Bev Bevan (1976 - Rock Around The World radio show interview)

Composer Jeff Lynne described writing the song in a 1990 radio interview with Roger Scott:
"So Fine's a bouncy little (number). I really don't know much about it. It's just that I wrote it and sang the thing. And um- I suppose it was along the lines of a - like an American, trying to sound like an American style. Maybe like The Doobie Brothers or something, y'know, trying to sound a bit like an American group with harmonies. I wasn't trying to copy 'em, but it was... it was sort of bouncy American style with a wobbly bit on the top." Jeff Lynne (August 21, 1990 - Classic Albums radio interview by Roger Scott)

Regarding the dropping end of "So Fine" to segue into the next song on the LP, "Livin' Thing":
"(It) was getting the two track and - and just basically switching it off, y'know, the motors off. So that it went '(SQUEAL)' and when it got to the - to the key that, uh, Livin' Thing was in, we cut it there and just but it straight on. So as it reached C, what Livin' Thing was in. So it went down from like - maybe F sharp all the way down to C, y'know, the tape went. Somewhere like that. I can't remember the exact keys. I know it was quite a long drop."
Jeff Lynne (August 21, 1990 - Classic Albums radio interview by Roger Scott)

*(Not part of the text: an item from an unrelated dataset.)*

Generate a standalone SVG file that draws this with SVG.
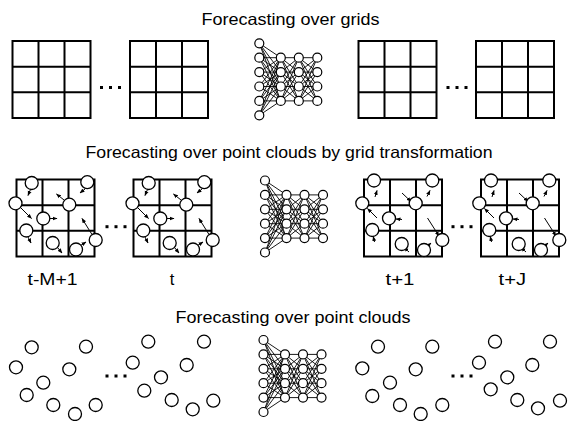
<svg xmlns="http://www.w3.org/2000/svg" xmlns:xlink="http://www.w3.org/1999/xlink" width="568" height="421" viewBox="0 0 568 421">
<style>
text{font-family:"Liberation Sans",Arial,sans-serif;font-size:16.5px;fill:#000;text-anchor:middle}
.grid{fill:none;stroke:#000;stroke-width:2}
.pt{fill:#fff;stroke:#000;stroke-width:1.3}
.nnl{fill:none;stroke:#000;stroke-width:0.9}
.nnc{fill:#fff;stroke:#000;stroke-width:1.2}
.arr{fill:none;stroke:#000;stroke-width:1;marker-end:url(#ah)}
.dot{fill:#000}
</style>
<defs>
<marker id="ah" viewBox="0 0 10 10" refX="9" refY="5" markerWidth="5" markerHeight="5" orient="auto" markerUnits="userSpaceOnUse"><path d="M0,1L10,5L0,9z" fill="#000"/></marker>
<g id="gridShape" class="grid"><rect x="0" y="0" width="78" height="77"/><path d="M26,0V77M52,0V77M0,25.67H78M0,51.33H78"/></g>
<g id="nn">
<path class="nnl" d="M0 0L21.5 14.4M0 0L21.5 28.8M0 0L21.5 43.2M0 0L21.5 57.6M0 14.4L21.5 14.4M0 14.4L21.5 28.8M0 14.4L21.5 43.2M0 14.4L21.5 57.6M0 28.8L21.5 14.4M0 28.8L21.5 28.8M0 28.8L21.5 43.2M0 28.8L21.5 57.6M0 43.2L21.5 14.4M0 43.2L21.5 28.8M0 43.2L21.5 43.2M0 43.2L21.5 57.6M0 57.6L21.5 14.4M0 57.6L21.5 28.8M0 57.6L21.5 43.2M0 57.6L21.5 57.6M0 72L21.5 14.4M0 72L21.5 28.8M0 72L21.5 43.2M0 72L21.5 57.6"/>
<path class="nnl" d="M21.5 14.4L39.5 14.4M21.5 14.4L39.5 28.8M21.5 14.4L39.5 43.2M21.5 14.4L39.5 57.6M21.5 28.8L39.5 14.4M21.5 28.8L39.5 28.8M21.5 28.8L39.5 43.2M21.5 28.8L39.5 57.6M21.5 43.2L39.5 14.4M21.5 43.2L39.5 28.8M21.5 43.2L39.5 43.2M21.5 43.2L39.5 57.6M21.5 57.6L39.5 14.4M21.5 57.6L39.5 28.8M21.5 57.6L39.5 43.2M21.5 57.6L39.5 57.6"/>
<path class="nnl" d="M39.5 14.4L58 14.4M39.5 14.4L58 28.8M39.5 14.4L58 43.2M39.5 14.4L58 57.6M39.5 28.8L58 14.4M39.5 28.8L58 28.8M39.5 28.8L58 43.2M39.5 28.8L58 57.6M39.5 43.2L58 14.4M39.5 43.2L58 28.8M39.5 43.2L58 43.2M39.5 43.2L58 57.6M39.5 57.6L58 14.4M39.5 57.6L58 28.8M39.5 57.6L58 43.2M39.5 57.6L58 57.6"/>
<g class="nnc">
<circle cx="0" cy="0" r="4.5"/><circle cx="0" cy="14.4" r="4.5"/><circle cx="0" cy="28.8" r="4.5"/><circle cx="0" cy="43.2" r="4.5"/><circle cx="0" cy="57.6" r="4.5"/><circle cx="0" cy="72" r="4.5"/>
<circle cx="21.5" cy="14.4" r="4.5"/><circle cx="21.5" cy="28.8" r="4.5"/><circle cx="21.5" cy="43.2" r="4.5"/><circle cx="21.5" cy="57.6" r="4.5"/>
<circle cx="39.5" cy="14.4" r="4.5"/><circle cx="39.5" cy="28.8" r="4.5"/><circle cx="39.5" cy="43.2" r="4.5"/><circle cx="39.5" cy="57.6" r="4.5"/>
<circle cx="58" cy="14.4" r="4.5"/><circle cx="58" cy="28.8" r="4.5"/><circle cx="58" cy="43.2" r="4.5"/><circle cx="58" cy="57.6" r="4.5"/>
</g>
</g>
<g id="dots" class="dot"><rect x="-1.5" y="-1.5" width="3" height="3"/><rect x="7.5" y="-1.5" width="3" height="3"/><rect x="16.5" y="-1.5" width="3" height="3"/></g>
<g id="pastPts">
<use xlink:href="#gridShape"/>
<g class="arr">
<path d="M14 10L11.5 16"/>
<path d="M68.5 9.5L63.5 13.5"/>
<path d="M4.5 28.5L15 39"/>
<path d="M47.5 20.5L40 14.5"/>
<path d="M33.5 39L40.5 39"/>
<path d="M11.5 57.5L14.5 63.5"/>
<path d="M41 68L45.5 73.5"/>
<path d="M64 66L69.5 62.5"/>
<path d="M75.5 55L65.5 39"/>
</g>
<g class="pt">
<circle cx="15.2" cy="3.5" r="6.5"/>
<circle cx="70.8" cy="2.7" r="6.5"/>
<circle cx="-1" cy="23.8" r="6.5"/>
<circle cx="52.8" cy="25.2" r="6.5"/>
<circle cx="26.8" cy="39" r="6.5"/>
<circle cx="9.8" cy="51" r="6.5"/>
<circle cx="36.2" cy="63.5" r="6.5"/>
<circle cx="59.5" cy="70" r="6.5"/>
<circle cx="79.2" cy="60.5" r="6.5"/>
</g>
</g>
<g id="futPts">
<use xlink:href="#gridShape"/>
<g class="arr">
<path d="M11 17.5L13 11"/>
<path d="M63 17L66 11"/>
<path d="M13 38.5L3.5 29"/>
<path d="M38 13.5L47 22"/>
<path d="M38 40L32 39.5"/>
<path d="M10.5 62.5L9.3 57"/>
<path d="M45 72.5L40 68"/>
<path d="M62.5 67.5L67 63.5"/>
<path d="M63.5 38.5L75 56.5"/>
</g>
<g class="pt">
<circle cx="10" cy="1" r="6.5"/>
<circle cx="68.3" cy="1" r="6.5"/>
<circle cx="-1.7" cy="23.8" r="6.5"/>
<circle cx="51.7" cy="23.8" r="6.5"/>
<circle cx="25" cy="38.8" r="6.5"/>
<circle cx="8.3" cy="50.5" r="6.5"/>
<circle cx="37.7" cy="64.5" r="6.5"/>
<circle cx="60" cy="70.5" r="6.5"/>
<circle cx="78.3" cy="60.5" r="6.5"/>
</g>
</g>
</defs>
<rect x="0" y="0" width="568" height="421" fill="#fff"/>

<g id="row1">
<text x="290.5" y="25" textLength="178" lengthAdjust="spacingAndGlyphs">Forecasting over grids</text>
<g id="grid-in-1"><use xlink:href="#gridShape" x="12.5" y="41"/></g>
<g id="grid-in-2"><use xlink:href="#gridShape" x="130" y="41"/></g>
<g id="nn-1"><use xlink:href="#nn" x="259.3" y="43.3"/></g>
<g id="grid-out-1"><use xlink:href="#gridShape" x="358.5" y="41"/></g>
<g id="grid-out-2"><use xlink:href="#gridShape" x="476" y="41"/></g>
<use xlink:href="#dots" x="101.5" y="87.5"/>
<use xlink:href="#dots" x="448" y="87.5"/>
</g>

<g id="row2">
<text x="289" y="158.3" textLength="407" lengthAdjust="spacingAndGlyphs">Forecasting over point clouds by grid transformation</text>
<g id="pc-grid-in-1"><use xlink:href="#pastPts" x="16.5" y="179.5"/></g>
<g id="pc-grid-in-2"><use xlink:href="#pastPts" x="133.5" y="179.5"/></g>
<g id="nn-2"><use xlink:href="#nn" x="265" y="180.5"/></g>
<g id="pc-grid-out-1"><use xlink:href="#futPts" x="364" y="179.5"/></g>
<g id="pc-grid-out-2"><use xlink:href="#futPts" x="481" y="179.5"/></g>
<use xlink:href="#dots" x="107" y="226.7"/>
<use xlink:href="#dots" x="453" y="226.7"/>
<text x="52.5" y="285" textLength="50" lengthAdjust="spacingAndGlyphs">t-M+1</text>
<text x="172" y="285">t</text>
<text x="400" y="285" textLength="29" lengthAdjust="spacingAndGlyphs">t+1</text>
<text x="512.3" y="285" textLength="27.5" lengthAdjust="spacingAndGlyphs">t+J</text>
</g>

<g id="row3">
<text x="293" y="323.3" textLength="235" lengthAdjust="spacingAndGlyphs">Forecasting over point clouds</text>
<g id="cloud-in-1" class="pt">
<circle cx="31.7" cy="347.3" r="6.5"/><circle cx="86" cy="346.7" r="6.5"/><circle cx="16" cy="367.3" r="6.5"/>
<circle cx="69.3" cy="369.3" r="6.5"/><circle cx="43.3" cy="382.7" r="6.5"/><circle cx="26.7" cy="395" r="6.5"/>
<circle cx="53.3" cy="405" r="6.5"/><circle cx="75" cy="414" r="6.5"/><circle cx="95.7" cy="405" r="6.5"/>
</g>
<g id="cloud-in-2" class="pt">
<circle cx="148.3" cy="341.7" r="6.5"/><circle cx="204" cy="341.7" r="6.5"/><circle cx="132.7" cy="362.7" r="6.5"/>
<circle cx="186.7" cy="365" r="6.5"/><circle cx="161" cy="377.3" r="6.5"/><circle cx="144.3" cy="390.7" r="6.5"/>
<circle cx="171.7" cy="400" r="6.5"/><circle cx="192.7" cy="409.3" r="6.5"/><circle cx="213.3" cy="400.7" r="6.5"/>
</g>
<g id="nn-3"><use xlink:href="#nn" x="263.5" y="340"/></g>
<g id="cloud-out-1" class="pt">
<circle cx="378" cy="346.7" r="6.5"/><circle cx="432.3" cy="346.7" r="6.5"/><circle cx="362.3" cy="368.3" r="6.5"/>
<circle cx="415.7" cy="369.3" r="6.5"/><circle cx="390" cy="382.7" r="6.5"/><circle cx="372.3" cy="396" r="6.5"/>
<circle cx="400" cy="405" r="6.5"/><circle cx="420.7" cy="414" r="6.5"/><circle cx="442.3" cy="405" r="6.5"/>
</g>
<g id="cloud-out-2" class="pt">
<circle cx="495" cy="341.7" r="6.5"/><circle cx="550" cy="341.7" r="6.5"/><circle cx="479" cy="362.7" r="6.5"/>
<circle cx="532.3" cy="365" r="6.5"/><circle cx="507.3" cy="377.3" r="6.5"/><circle cx="490.7" cy="389.3" r="6.5"/>
<circle cx="517.3" cy="400" r="6.5"/><circle cx="538" cy="408.3" r="6.5"/><circle cx="560" cy="400.7" r="6.5"/>
</g>
<use xlink:href="#dots" x="107" y="376"/>
<use xlink:href="#dots" x="453" y="376"/>
</g>
<g id="connectors"/>
</svg>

In the book about ELO, Unexpected Messages, the authors expounded "The end of the song So Fine fades into "Livin' Thing". This was created by unplugging the tape machine and when it got to the key 'A' (which starts off Livin' Thing) Jeff cut it."

==Reception==
ELO buigrapher Barry Delve called "So Fine" a "bounding ball of effervescence that's impossible not to like." Roanoke Times critic Fran Coombs described it as "a medium-range rocker in the 'Evil Woman' tradition." Santa Barbara News-Press critic Bill Milton called it a "sure-fire hit" that has "an uncluttered fat sound with strong dance [beat] and futuristic riffs melded in." Hartford Courant critic Henry McNulty criticized the "little electronic burps that serve as a break" in the song but felt it was still "a piece of good British rock." Allmusic critic Bruce Eder said that it "seems like the perfect pop synthesis of guitar, percussion, and orchestral sounds, embodying precisely what Lynne had first set out to do with Roy Wood at the moment ELO was conceived."